The team’s experiments began with the observation that the Kaposi sarcoma-associated herpesvirus produces a usRNA that can control the production of a human protein. Detailed studies using both computational and experimental tools revealed a surprisingly large world of approximately 15 nucleotide-long usRNAs with intriguing characteristics. Many usRNAs interact with proteins already known to be involved in small RNA regulatory pathways. Some also share highly specific nucleotide patterns at one end. The researchers wrote that the existence of several different patterns in usRNAs reflects the diverse pathways in which the RNAs participate.
“These findings suggest that usRNAs are involved in biological processes, and we should investigate them further,” Dr. John noted. “They may be valuable tools to diagnose diseases, or perhaps they could present new drug targets.”

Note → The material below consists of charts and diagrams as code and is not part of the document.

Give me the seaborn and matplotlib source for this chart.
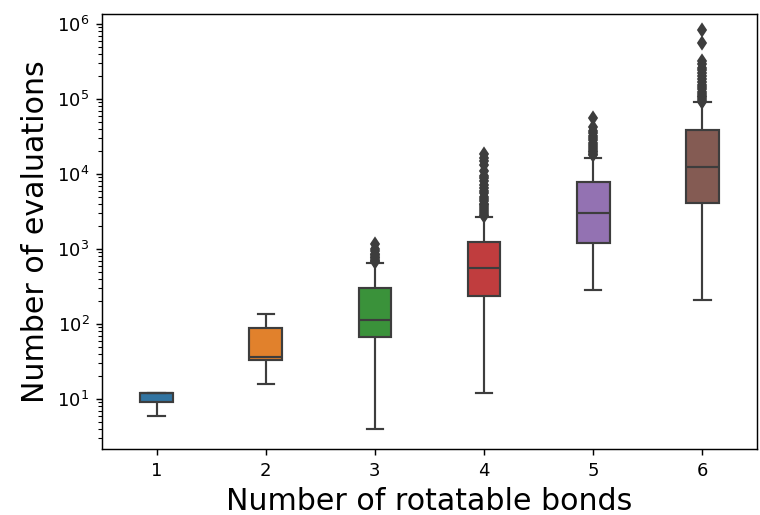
import numpy as np
import pandas as pd
import matplotlib
matplotlib.use("Agg")
import matplotlib.pyplot as plt
import seaborn as sns

# Number of rotatable bonds (x categories)
bonds = ["1", "2", "3", "4", "5", "6"]

# Five-number summaries of the evaluation counts per category
whisker_low = [6, 16, 4, 12, 281, 209]
q1 = [9, 33, 66, 238, 1213, 4140]
median = [12, 36, 112, 563, 3050, 12500]
q3 = [12, 88, 305, 1228, 7750, 38600]
whisker_high = [12, 135, 657, 2645, 16200, 90000]

# Outlying runs above the upper whisker
fliers = [
    [],
    [],
    [680, 700, 720, 750, 780, 820, 870, 930, 1000, 1150],
    [2750, 2850, 3000, 3200, 3400, 3600, 3800, 4000, 4300, 4600, 5000, 5500,
     6000, 6500, 7200, 8000, 8800, 9500, 11000, 13000, 15000, 16500, 18500],
    [17800, 18500, 19500, 20500, 21500, 23000, 24500, 26000, 28000, 30000,
     32500, 35000, 38000, 42000, 55000],
    [92000, 95000, 100000, 105000, 110000, 118000, 125000, 135000, 145000,
     155000, 170000, 185000, 200000, 220000, 240000, 260000, 290000, 320000,
     550000, 820000],
]


def sample_for(i):
    """Sorted sample (4k+1 values) whose quartiles and whiskers equal the summary."""
    k = max(len(fliers[i]) + 1, 2)
    lower = [whisker_low[i]] + [q1[i]] * (k - 1)
    mid_lo = [q1[i]] + [median[i]] * (k - 1)
    mid_hi = [median[i]] + [q3[i]] * (k - 1)
    upper = [q3[i]] + [whisker_high[i]] * (k - len(fliers[i])) + list(fliers[i])
    return lower + mid_lo + mid_hi + upper


rows = []
for i, b in enumerate(bonds):
    for v in sample_for(i):
        rows.append((b, v))
df = pd.DataFrame(rows, columns=["bonds", "evaluations"])

line_gray = "#3d3d3d"

fig = plt.figure(figsize=(760 / 130, 515 / 130), dpi=130)
ax = fig.add_axes([102 / 760, 1 - 449 / 515, (757 - 102) / 760, (449 - 14) / 515])

sns.boxplot(
    data=df, x="bonds", y="evaluations", hue="bonds", order=bonds,
    hue_order=bonds, palette=sns.color_palette("tab10", 6), saturation=0.75,
    width=0.3, linewidth=1.2, linecolor=line_gray, fliersize=5, legend=False,
    flierprops=dict(marker="d", markerfacecolor=line_gray,
                    markeredgecolor=line_gray),
    ax=ax,
)
ax.set_yscale("log")
ax.set_ylim(2.15, 1.36e6)

ax.set_xlabel("Number of rotatable bonds", fontsize=16.6)
ax.set_ylabel("Number of evaluations", fontsize=16.6)
ax.tick_params(labelsize=10)

fig.savefig("out.png", dpi=130)
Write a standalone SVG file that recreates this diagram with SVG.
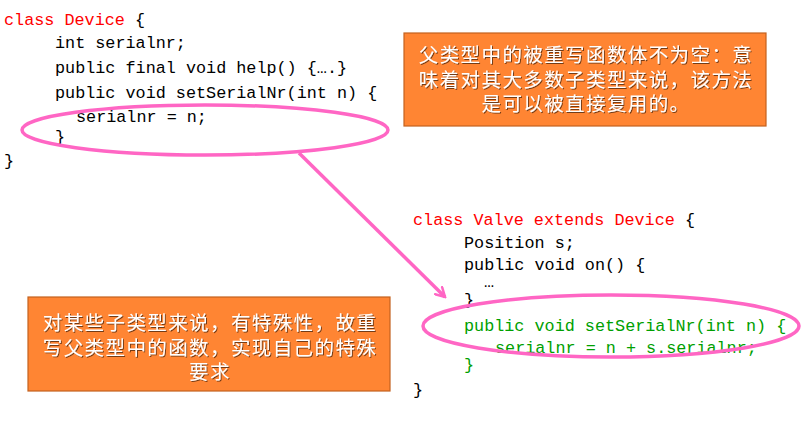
<svg xmlns="http://www.w3.org/2000/svg" width="803" height="438" viewBox="0 0 803 438">
<style>
.code{font-family:"Liberation Mono","DejaVu Sans Mono",monospace;font-size:16.8px;fill:#000}
.red{fill:#FF0000}
.green{fill:#00A000}
.box{fill:#FF8533;stroke:#C4621F;stroke-width:1.2}
.note{font-family:"Noto Sans CJK SC","Noto Sans",sans-serif;font-size:19.5px;letter-spacing:1.4px;fill:#fff;text-anchor:middle;filter:url(#sh)}
.ring{fill:none;stroke:#FF66C4;stroke-width:3.5}
</style>
<defs>
<filter id="sh" x="-5%" y="-20%" width="110%" height="140%">
<feDropShadow dx="1" dy="1" stdDeviation="0.6" flood-color="#000" flood-opacity="0.55"/>
</filter>
<marker id="arr" viewBox="0 0 12 12" refX="10" refY="6" markerWidth="12" markerHeight="12" markerUnits="userSpaceOnUse" orient="auto">
<path d="M1,1 L10,6 L1,11" fill="none" stroke="#FF66C4" stroke-width="2.5" stroke-linecap="round"/>
</marker>
</defs>
<g id="device">
<text class="code" x="4" y="25"><tspan class="red">class Device</tspan> {</text>
<text class="code" x="55" y="48">int serialnr;</text>
<text class="code" x="55" y="73">public final void help() {….}</text>
<text class="code" x="55" y="98">public void setSerialNr(int n) {</text>
<text class="code" x="76" y="122">serialnr = n;</text>
<text class="code" x="55" y="142">}</text>
<text class="code" x="4" y="166">}</text>
</g>
<g id="valve">
<text class="code" x="413" y="225"><tspan class="red">class Valve extends Device</tspan> {</text>
<text class="code" x="464" y="248">Position s;</text>
<text class="code" x="464" y="270">public void on() {</text>
<text class="code" x="484" y="287">…</text>
<text class="code" x="464" y="305">}</text>
<text class="code green" x="464" y="331">public void setSerialNr(int n) {</text>
<text class="code green" x="495" y="353">serialnr = n + s.serialnr;</text>
<text class="code green" x="464" y="370">}</text>
<text class="code" x="413" y="395">}</text>
</g>
<g id="note1">
<rect class="box" x="404" y="33" width="362" height="93"/>
<text class="note" x="586" y="62">父类型中的被重写函数体不为空：意</text>
<text class="note" x="586" y="87">味着对其大多数子类型来说，该方法</text>
<text class="note" x="586" y="111">是可以被直接复用的。</text>
</g>
<g id="note2">
<rect class="box" x="28" y="297" width="362" height="94"/>
<text class="note" x="210" y="330">对某些子类型来说，有特殊性，故重</text>
<text class="note" x="210" y="355">写父类型中的函数，实现自己的特殊</text>
<text class="note" x="210" y="379">要求</text>
</g>
<g id="highlight1">
<ellipse class="ring" cx="205" cy="130" rx="183" ry="25"/>
</g>
<g id="highlight2">
<ellipse class="ring" cx="611" cy="326" rx="188" ry="31"/>
</g>
<g id="connectors">
<line x1="299" y1="153" x2="445" y2="297" stroke="#FF66C4" stroke-width="3.5" marker-end="url(#arr)"/>
</g>
</svg>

In addition to exploring biomarker potential, he and his colleagues plan to better characterize the various subclasses of usRNAs, identify their protein partners and study how they are made in the cell.
Co-authors of the paper include Zhihua Li, Ph.D., Sang Woo Kim, Ph.D., Yuefeng Lin, of the Department of Computational Biology; Patrick S. Moore, M.D., M.P.H, Department of Microbiology and Molecular Genetics and the Molecular Virology Program, UPCI; and Yuan Chang, M.D., Molecular Virology Program, UPCI.
This research was supported by grants from the National Institute of General Medicine Sciences and the National Cancer Institute, the American Cancer Society, the Pennsylvania Department of Health and the University of Pittsburgh.
A new type of RNA molecule, usRNA. And it has a regulatory role to play.
The original thread was unfortunately moved to the flame war section, partly due to my own fault. Sincere apologies for that. Let’s have a constructive conversation about junk DNA and RNA :).